I’ve not read the bible and I’m not religious so I’m not familiar with religious references. I thought Bathsheba was a biblical name, so I looked it up on Wikepedia. And it seems that Bathsheba was married to a military man, Uriah. King David saw her bathing, liked what he saw, got a bit obsessed and slept with her, getting her pregnant. He then tried to pay off Uriah to take her back and the child as his. So, I’m guessing this has been some inspiration in the story? Considering part way through, Boldwood actually gives Troy a bag of money if he'll marry Bathsheba (Boldwood believing they’re sleeping together before marriage, when actually they are already secretly married). But I wouldn’t say Troy is the original hard-done-by husband and Bathsheba isn’t the passive wife who is used and abused. Although being married to Troy gives her a very low opinion of marriage, which she can’t be blamed for given that he gambles away her money, is in love with another women, and even when said woman is dead, he tells Bathsheba the corpse means more to him than she ever will.
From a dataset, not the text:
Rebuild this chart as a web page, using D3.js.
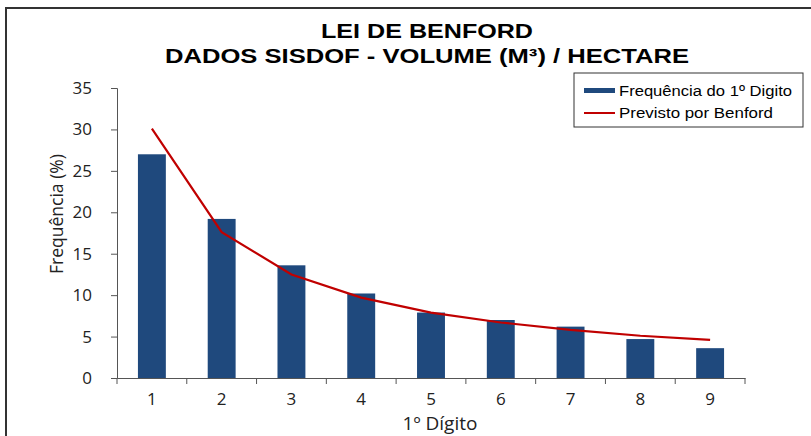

He’s quite happy to sod off for a year, letting everyone assume he is dead, having spent the last of the money on a grand gravestone for his true love. Interestingly, Bathsheba tells her companion Liddy that marriage is to be endured, you’ve got to stand fast and take the slashes – “Stand your ground and be cut to pieces” (p. 242) Which is essentially how their courtship started out, when she and Troy met in a little dell and she trusted him enough to stand still, whilst he was showing off his fencing exercises and general swordmanship by swiping the sword ever so close to her but never cutting her. The marriage that looks as though it has the best chance of working (we don’t find out as the story ends there) is between Bathsheba and Oak, when they’ve actually had time to get to know one another, work together and become friends. They rescue one another, she saves him from suffocation in an unventilated shepherd’s hut and he rescues her crops and sheep on various occasions from fire, rain and far too much clover.



It is a romance with a lot of real-life-is-grim side plots and a lot of rose-tinted sighing over the landscape, farming practices and the good old honest country folk (except when they’ve had cider to drink. It seems alcohol is the devil’s work!).